A crowd of well-heeled men and precipitously-heeled women packed into a showroom at Nagaworld Entertainment Complex in Phnom Penh on Thursday and Friday to glimpse or maybe even purchase some of the glittering goods on display at the second annual Cambodia Gems and Jewelry Fair.

Hungry eyes surveyed jeweled bangles offered by companies from Hong Kong, China, Israel, Thailand, Vietnam, Singapore as well as stones, blue zircon and sapphire, offered by domestic dealers.

According to the Chief of the Commerce Ministry’s Trade Exhibition Bureau Kep Vutha, this year’s show featured 54 booths-29 more than last year-and dealers from six new countries. For the opportunity to showcase their wares to wealthy Cambodians, Mr Vutha said, international companies paid as much as $2,700 dollars while domestic dealers paid as little as $500.

“We wanted to see if there really is [a] market here,” said Idan Hadad, a salesman for the Hong Kong-based Vision diamond company, who admitted that his company had brought stones with less clarity and color in an effort to cater to more modestly spending consumers in Cambodia.

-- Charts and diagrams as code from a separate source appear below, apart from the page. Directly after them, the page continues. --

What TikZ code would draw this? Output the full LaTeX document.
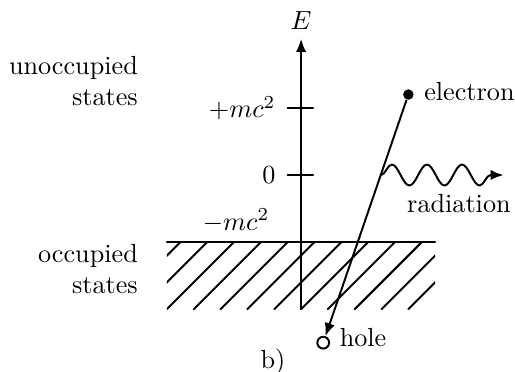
\documentclass[tikz,border=0pt]{standalone}
\usepackage{amsmath,amssymb}
\usetikzlibrary{arrows.meta,decorations.pathmorphing}

\begin{document}
\begin{tikzpicture}[
  x=0.9cm, y=0.9cm,
  line cap=round, line join=round,
  >={Latex[length=5pt,width=4pt]},
  line width=0.75pt
]
\useasboundingbox (-4.49,-2.925) rectangle (3.19,2.61);

% energy axis
\draw[->] (0,-2) -- (0,2.03) node[above] (E) {$E$};

% ticks +mc^2 and 0
\foreach \y/\lab/\nm in {1/{+mc^2}/tp, 0/0/tz}
  \draw (-0.2,\y) -- (0.18,\y) node[pos=0, left, xshift=-1pt] (\nm) {$\lab$};

% lower limit -mc^2
\coordinate (gl) at (-2,-1);
\coordinate (gr) at (2,-1);
\draw (gl) -- (gr);
\node[anchor=south east] (tm) at (-0.33,-1) {$-mc^2$};

% hatching of the occupied states
\begin{scope}
  \clip (-2,-2) rectangle (2,-1);
  \foreach \i in {0,...,11}
    \draw ({-2.8+0.4*\i},-2) -- ++(1,1);
\end{scope}

% side labels
\node[anchor=east, align=right] (unocc) at (-2.29,1.4) {unoccupied\\states};
\node[anchor=east, align=right] (occ) at (-2.29,-1.4) {occupied\\states};

% electron and hole
\node[circle, fill, inner sep=0pt, minimum size=4pt] (el) at (1.6,1.2) {};
\node[right, yshift=1pt] (ellab) at (el.east) {electron};
\node[circle, draw, fill=white, inner sep=0pt, minimum size=4.5pt] (hole) at (0.33,-2.5) {};
\node[right, yshift=2pt] (holelab) at (hole.east) {hole};
\draw[->] (el) -- (hole);

% radiation
\coordinate (w0) at (1.19,0);
\coordinate (w1) at (3.02,0);
\draw[->, decorate, decoration={snake, amplitude=4pt, segment length=13.4pt, post length=1pt}] (w0) -- (w1);
\node[anchor=east] (rad) at (3.27,-0.43) {radiation};

\node (b) at (-0.42,-2.79) {b)};
\end{tikzpicture}
\end{document}
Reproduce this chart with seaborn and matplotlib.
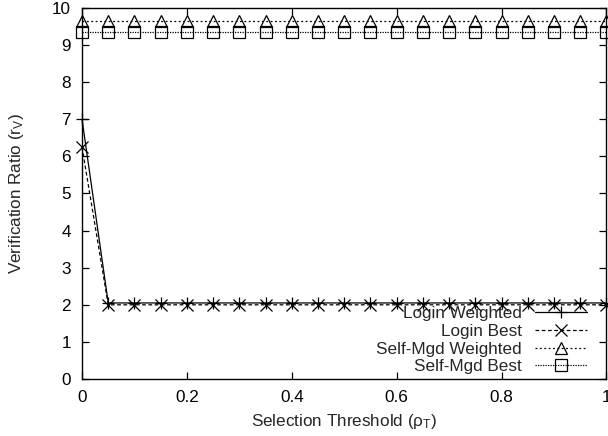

Mr Hadad said the fair was roughly a hundredth of the size of similar fairs he had recently attended in Singapore and Vietnam.

“The organizer told us that we should take a chance,” said Prakash Italia, director of the Thai-based Manee Diam diamond manufacturers. “We want to expand from Bangkok because the Red Shirts have made business very slow, but I don’t think I can rely on this small market.”

Mr Italia had yet to sell any of his diamonds by late Thursday.

Dealers more familiar with the Cambodian market were less discouraged.

Linda Ung of Hong Kong Jewelry said her company was enthusiastic to return to Cambodia after a successful show last year.

“We sell mostly to the government workers and occasionally to the business people,” said Ms Ung, holding a $17,869 dollar diamond encrusted chain-one of the more understated necklaces in her company’s display case.

On Thursday, Commerce Minister Cham Prasidh’s wife Tep Bopha-herself laden with diamonds-opened the fair with a speech trumpeting the importance of an “initiative to create a trade strategy to promote the production of jewelry to meet the domestic demands, as well for export to the regional and the world markets.”

Commerce Ministry Secretary of State Mao Thora, who attended the fair on Thursday, said that Cambodians eagerness to purchase fancy jewelry was confounding to him.

“It is not important for me to have these things,” he said. “I would choose money rather than gems and gold.”